Non servirà a diminuire il sovraffollamento delle carceri (dove si contano almeno 14 mila detenuti in più rispetto ai posti disponibili) né, purtroppo, ad arginare il numero dei suicidi nelle celle e che finora sono stati ben 61 dall’inizio dell’anno (ai quali vanno aggiunti i sei avvenuti tra gli agenti di custodia). E non servirà neppure – almeno no come dovrebbe – a supplire alla carenza di organico di chi nelle prigioni ci lavora e che richiederebbe almeno 18 mila nuove assunzioni. Di tutto questo, che sono i problemi più urgenti, si parlerà forse in futuro con un altro provvedimento.

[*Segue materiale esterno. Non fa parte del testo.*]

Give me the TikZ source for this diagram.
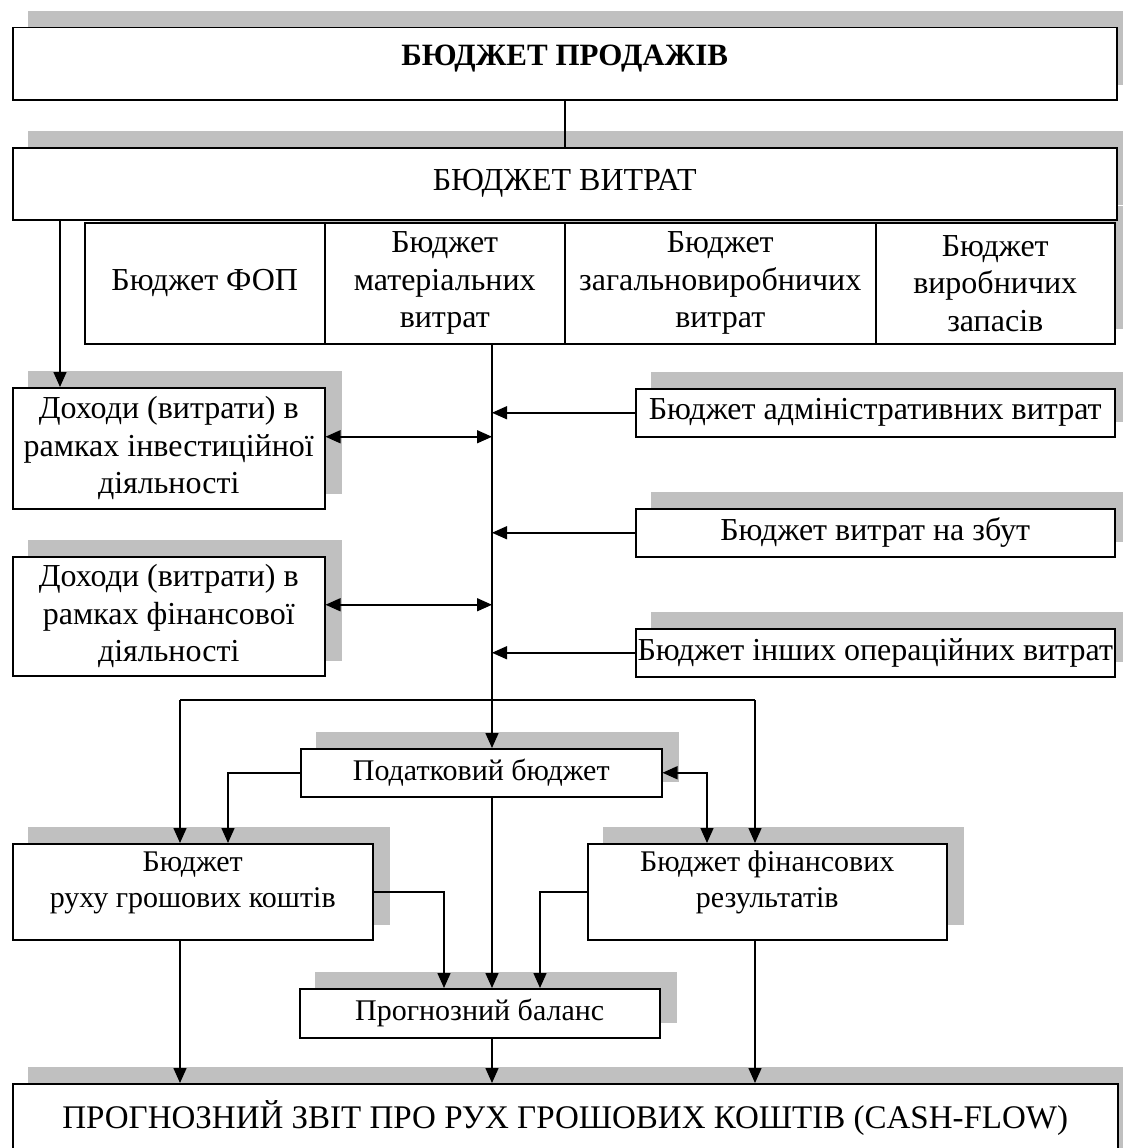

Il decreto carceri approvato ieri dal Senato (assente il ministro della Giustizia Carlo Nordio) con 104 voti favorevoli, 73 contrari e un’astensione contiene invece «un primo pacchetto di misure utili», come ha spiegato la presidente della Commissione Giustizia, la leghista Giulia Bongiorno, ma di certo non in grado di intervenire sull’emergenza che ormai quotidianamente si vive nelle prigioni. Per quella, ha spiegato Bongiorno, «certamente seguiranno ulteriori interventi».

Appena il tempo di approvarlo e il provvedimento da palazzo Madama è passato immediatamente alla Camera dove è stato assegnato alla Commissione Giustizia. Oggi alle 11 scadono i termini per la presentazione degli emendamenti che verranno votati lunedì a partire dalle 9 con conferimento del mandato al relatore entro le 13. Governo e maggioranza spingono per arrivare al più presto all’approvazione definitiva, motivo per cui, come già successo al Senato, anche a Montecitorio il governo chiederà la fiducia.

Un testo blindato, dunque, sul quale le opposizioni non avranno alcuna possibilità di intervenire. Tra le principali novità introdotte dal provvedimento c’è l’istituzione di un commissario per l’edilizia carceraria, l’assunzione di 1.000 agenti e l’incremento di 20 unità del personale dirigenziale penitenziario. Per quanto riguarda i detenuti vengono semplificate le procedure per accedere alla liberazione anticipata, aumentato il numero dei colloqui telefonici mensili da quattro a sei, con la possibilità da parte del direttore dell’istituto di autorizzarne ulteriori. E’ previsto anche un elenco delle strutture residenziali destinate ad accogliere coloro che hanno i requisiti per accedere alle misure penali di comunità, una novità criticata però da più parti a partire dal Coordinamento delle comunità di accoglienza (Cnca).

Il decreto introduce infine il reato di indebita destinazione di denaro o cose mobili con il quale viene punito il pubblico ufficiale o l’incaricato di un pubblico servizio che, avendo per ragioni del suo ufficio o servizio il possesso o comunque la disponibilità di denaro o di altra cosa mobile altri, li destina a un uso diverso da quello previsto da specifiche disposizioni di legge. Reato per il quale è prevista la reclusione da sei mesi a tre anni.

Tra i primi commenti al decreto c’è quello espresso dai Garanti territoriali dei detenuti, per i quali «il parlamento ha perso un’occasione di dare ascolto alle proposte dei garanti, delle camere penali, dei magistrati e degli operatori del terzo settore». Così come è stato approvato, proseguono i Garanti, «questo decreto si conferma una scatola vuota per i detenuti e inutile per fronteggiare l’emergenza carceraria». Di «intervento deludente» parla invece Giovanni Zaccaro, segretario di AreaDg, l’associazione che riunisce le toghe progressiste, per il quale il governo avrebbe dovuto lavorare «su due piani:interventi urgenti per risolvere il sovraffollamento carcerario e interventi strutturali per ridurre l’area di intervento penale, a cominciare dalla depenalizzazione delle droghe leggere. Invece – ha concluso Zaccaro – va in direzione opposta con più carcere per i piccoli reati e depenalizzazioni solo per i colletti bianchi».

Intervenendo in aula la senatrice di Avs Ilaria Cucchi ha letto i nomi dei 61 detenuti e sei agenti che si sono tolti la vita. «Non contesto quello che contiene questo provvedimento – ha spiegato – ma quello che non contiene. Doveva servire a svuotare le carceri vista la grave situazione che vivono i detenuti e agenti, non serve a nulla».